/---

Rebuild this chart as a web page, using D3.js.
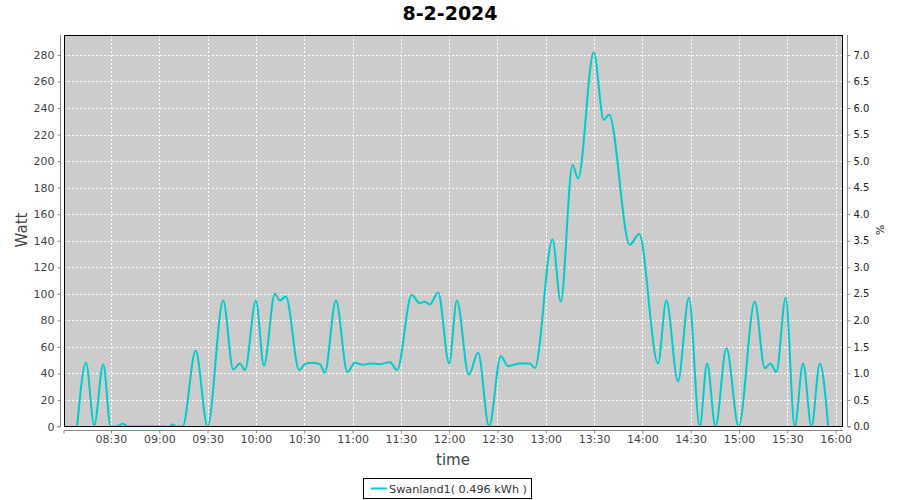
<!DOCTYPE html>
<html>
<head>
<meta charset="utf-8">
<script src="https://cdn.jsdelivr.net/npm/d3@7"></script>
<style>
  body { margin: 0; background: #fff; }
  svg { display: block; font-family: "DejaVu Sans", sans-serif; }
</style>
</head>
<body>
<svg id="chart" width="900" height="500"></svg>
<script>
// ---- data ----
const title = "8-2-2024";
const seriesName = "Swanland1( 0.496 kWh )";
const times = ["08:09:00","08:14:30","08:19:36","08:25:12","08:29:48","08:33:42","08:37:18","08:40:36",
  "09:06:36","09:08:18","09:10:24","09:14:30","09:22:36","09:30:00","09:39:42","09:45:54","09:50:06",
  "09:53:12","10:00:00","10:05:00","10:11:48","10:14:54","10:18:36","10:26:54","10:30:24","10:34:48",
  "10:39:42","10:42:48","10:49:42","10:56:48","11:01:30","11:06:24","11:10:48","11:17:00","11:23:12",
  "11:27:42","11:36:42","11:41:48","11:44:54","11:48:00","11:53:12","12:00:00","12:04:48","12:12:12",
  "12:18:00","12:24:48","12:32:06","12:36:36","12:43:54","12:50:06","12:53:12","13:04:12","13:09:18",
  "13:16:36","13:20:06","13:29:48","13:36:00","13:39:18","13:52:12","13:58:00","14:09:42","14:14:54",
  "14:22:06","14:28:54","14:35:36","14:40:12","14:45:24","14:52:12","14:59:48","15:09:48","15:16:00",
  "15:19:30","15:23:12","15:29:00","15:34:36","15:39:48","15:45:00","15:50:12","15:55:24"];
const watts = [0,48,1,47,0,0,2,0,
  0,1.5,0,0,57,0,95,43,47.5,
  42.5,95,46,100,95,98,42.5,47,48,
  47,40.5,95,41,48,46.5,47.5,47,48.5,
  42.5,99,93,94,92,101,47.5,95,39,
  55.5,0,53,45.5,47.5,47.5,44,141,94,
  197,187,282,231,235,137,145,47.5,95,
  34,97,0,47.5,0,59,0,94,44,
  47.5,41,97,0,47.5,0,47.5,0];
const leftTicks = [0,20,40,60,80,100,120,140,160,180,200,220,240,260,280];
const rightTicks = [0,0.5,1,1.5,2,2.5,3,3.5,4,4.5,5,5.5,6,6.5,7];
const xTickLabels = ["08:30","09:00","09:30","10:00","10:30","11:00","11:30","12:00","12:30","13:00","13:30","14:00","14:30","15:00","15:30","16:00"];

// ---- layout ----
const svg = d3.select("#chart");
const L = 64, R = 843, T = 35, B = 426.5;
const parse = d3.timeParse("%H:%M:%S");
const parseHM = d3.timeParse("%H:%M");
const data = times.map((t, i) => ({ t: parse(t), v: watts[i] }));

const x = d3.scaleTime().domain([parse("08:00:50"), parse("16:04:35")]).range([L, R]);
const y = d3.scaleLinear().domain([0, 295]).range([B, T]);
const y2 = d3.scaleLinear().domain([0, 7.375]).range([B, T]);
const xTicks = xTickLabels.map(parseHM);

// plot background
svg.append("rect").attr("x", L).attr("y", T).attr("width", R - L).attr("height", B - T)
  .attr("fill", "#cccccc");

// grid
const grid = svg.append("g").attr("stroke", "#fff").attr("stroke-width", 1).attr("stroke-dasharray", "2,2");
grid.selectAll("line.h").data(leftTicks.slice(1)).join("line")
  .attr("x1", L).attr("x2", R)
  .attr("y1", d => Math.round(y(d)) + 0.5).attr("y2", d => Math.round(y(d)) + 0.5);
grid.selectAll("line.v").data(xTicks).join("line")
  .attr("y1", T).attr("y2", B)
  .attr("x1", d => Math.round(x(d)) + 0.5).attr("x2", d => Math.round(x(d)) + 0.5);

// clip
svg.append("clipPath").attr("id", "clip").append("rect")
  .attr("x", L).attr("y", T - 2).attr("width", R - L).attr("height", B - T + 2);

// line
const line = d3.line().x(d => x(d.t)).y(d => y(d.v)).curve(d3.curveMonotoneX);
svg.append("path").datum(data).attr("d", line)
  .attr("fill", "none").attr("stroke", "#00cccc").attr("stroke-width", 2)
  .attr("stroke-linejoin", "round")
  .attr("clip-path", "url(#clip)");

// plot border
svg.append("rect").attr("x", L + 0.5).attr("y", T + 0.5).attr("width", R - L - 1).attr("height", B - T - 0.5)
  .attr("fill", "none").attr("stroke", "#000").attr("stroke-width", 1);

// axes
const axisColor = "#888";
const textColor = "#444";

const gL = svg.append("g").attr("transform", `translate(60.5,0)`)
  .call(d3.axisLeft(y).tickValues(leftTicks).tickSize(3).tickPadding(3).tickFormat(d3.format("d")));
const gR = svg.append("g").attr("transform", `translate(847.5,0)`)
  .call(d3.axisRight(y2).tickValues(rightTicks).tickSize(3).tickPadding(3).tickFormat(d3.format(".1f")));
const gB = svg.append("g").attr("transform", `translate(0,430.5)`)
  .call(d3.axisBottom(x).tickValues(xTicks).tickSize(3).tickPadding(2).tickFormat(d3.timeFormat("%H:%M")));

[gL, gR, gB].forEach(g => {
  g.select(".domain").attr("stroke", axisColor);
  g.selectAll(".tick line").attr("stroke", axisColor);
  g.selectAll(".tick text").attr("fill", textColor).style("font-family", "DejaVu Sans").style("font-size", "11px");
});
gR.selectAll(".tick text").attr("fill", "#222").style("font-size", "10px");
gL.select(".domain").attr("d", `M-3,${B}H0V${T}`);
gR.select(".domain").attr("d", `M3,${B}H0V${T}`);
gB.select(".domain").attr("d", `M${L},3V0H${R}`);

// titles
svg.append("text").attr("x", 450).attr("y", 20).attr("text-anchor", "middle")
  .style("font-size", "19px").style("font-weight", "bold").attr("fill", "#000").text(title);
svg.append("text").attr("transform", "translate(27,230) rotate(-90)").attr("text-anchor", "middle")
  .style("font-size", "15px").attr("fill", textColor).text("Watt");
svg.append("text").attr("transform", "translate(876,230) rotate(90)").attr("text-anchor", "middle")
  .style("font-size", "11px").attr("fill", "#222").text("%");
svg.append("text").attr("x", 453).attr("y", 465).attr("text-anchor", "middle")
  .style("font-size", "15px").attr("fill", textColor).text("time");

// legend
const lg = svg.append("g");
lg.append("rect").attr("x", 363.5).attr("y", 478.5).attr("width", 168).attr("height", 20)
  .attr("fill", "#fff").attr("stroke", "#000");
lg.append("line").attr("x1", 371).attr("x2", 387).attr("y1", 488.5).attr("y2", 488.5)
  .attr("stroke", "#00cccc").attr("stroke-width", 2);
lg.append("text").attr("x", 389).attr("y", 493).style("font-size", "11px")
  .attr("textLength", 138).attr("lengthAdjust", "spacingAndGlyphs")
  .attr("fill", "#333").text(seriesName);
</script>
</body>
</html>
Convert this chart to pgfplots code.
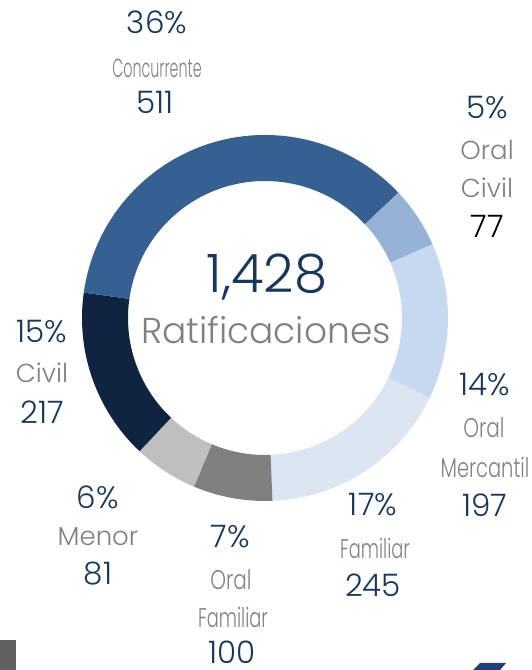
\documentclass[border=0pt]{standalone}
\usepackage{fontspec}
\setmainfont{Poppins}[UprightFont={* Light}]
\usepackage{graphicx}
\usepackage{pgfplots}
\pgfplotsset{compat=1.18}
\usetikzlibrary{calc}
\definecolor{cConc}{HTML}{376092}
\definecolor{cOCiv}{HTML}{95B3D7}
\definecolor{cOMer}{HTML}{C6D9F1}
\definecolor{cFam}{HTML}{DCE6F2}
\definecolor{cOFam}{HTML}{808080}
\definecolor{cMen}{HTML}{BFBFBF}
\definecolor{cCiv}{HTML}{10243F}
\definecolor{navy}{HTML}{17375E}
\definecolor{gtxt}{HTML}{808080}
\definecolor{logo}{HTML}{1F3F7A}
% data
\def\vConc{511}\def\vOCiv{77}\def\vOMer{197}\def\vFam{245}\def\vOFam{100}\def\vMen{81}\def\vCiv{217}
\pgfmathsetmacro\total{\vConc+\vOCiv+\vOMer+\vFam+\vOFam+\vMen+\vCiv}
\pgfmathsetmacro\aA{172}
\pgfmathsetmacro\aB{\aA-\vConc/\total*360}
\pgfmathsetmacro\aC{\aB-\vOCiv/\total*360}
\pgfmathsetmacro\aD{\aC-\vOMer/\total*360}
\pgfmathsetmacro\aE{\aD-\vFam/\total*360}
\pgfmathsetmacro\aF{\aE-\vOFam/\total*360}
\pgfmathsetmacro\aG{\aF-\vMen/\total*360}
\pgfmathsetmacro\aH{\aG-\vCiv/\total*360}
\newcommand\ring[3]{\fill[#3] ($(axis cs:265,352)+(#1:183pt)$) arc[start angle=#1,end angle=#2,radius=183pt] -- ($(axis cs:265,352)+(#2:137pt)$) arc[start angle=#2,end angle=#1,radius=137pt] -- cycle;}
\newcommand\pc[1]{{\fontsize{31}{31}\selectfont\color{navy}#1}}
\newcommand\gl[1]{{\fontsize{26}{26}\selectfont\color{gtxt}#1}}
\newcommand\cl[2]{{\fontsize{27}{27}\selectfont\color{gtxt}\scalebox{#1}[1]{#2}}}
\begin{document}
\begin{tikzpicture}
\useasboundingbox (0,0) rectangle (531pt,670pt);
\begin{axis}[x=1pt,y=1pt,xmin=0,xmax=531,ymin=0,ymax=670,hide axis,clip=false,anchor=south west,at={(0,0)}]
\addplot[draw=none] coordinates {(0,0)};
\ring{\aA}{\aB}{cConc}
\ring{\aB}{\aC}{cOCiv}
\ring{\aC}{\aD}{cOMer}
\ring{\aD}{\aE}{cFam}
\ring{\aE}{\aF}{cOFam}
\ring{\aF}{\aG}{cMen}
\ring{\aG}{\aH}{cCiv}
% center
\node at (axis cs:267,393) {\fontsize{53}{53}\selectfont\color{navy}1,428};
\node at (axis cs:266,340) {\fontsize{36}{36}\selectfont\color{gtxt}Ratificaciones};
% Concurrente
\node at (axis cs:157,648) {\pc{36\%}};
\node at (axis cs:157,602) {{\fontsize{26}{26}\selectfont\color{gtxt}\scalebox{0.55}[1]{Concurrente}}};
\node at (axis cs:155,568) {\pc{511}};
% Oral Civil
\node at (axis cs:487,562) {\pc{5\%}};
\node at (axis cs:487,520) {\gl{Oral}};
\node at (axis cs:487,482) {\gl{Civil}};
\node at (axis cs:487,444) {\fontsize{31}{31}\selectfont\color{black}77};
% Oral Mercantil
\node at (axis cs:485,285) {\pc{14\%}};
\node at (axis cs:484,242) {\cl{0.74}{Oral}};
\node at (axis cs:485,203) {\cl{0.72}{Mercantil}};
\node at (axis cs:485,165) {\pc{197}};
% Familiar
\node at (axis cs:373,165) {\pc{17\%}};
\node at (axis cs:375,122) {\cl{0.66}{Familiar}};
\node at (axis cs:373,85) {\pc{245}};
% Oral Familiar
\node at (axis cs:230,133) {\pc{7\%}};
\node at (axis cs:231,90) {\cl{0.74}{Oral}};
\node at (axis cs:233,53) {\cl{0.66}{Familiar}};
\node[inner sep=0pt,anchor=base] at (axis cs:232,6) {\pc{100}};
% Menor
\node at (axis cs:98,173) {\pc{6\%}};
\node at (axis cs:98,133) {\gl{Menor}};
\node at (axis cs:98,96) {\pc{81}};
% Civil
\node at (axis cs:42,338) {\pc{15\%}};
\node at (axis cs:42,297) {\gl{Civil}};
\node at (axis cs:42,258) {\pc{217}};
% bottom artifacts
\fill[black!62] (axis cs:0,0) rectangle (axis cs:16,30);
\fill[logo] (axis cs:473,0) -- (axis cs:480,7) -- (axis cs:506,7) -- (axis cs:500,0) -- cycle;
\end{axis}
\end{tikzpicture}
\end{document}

\---

* [Written instruction]
Gather all lines from the records above in which "this" appears.

* [Correct answer]
Rebuild this chart as a web page, using D3.js.
Convert this chart to pgfplots code.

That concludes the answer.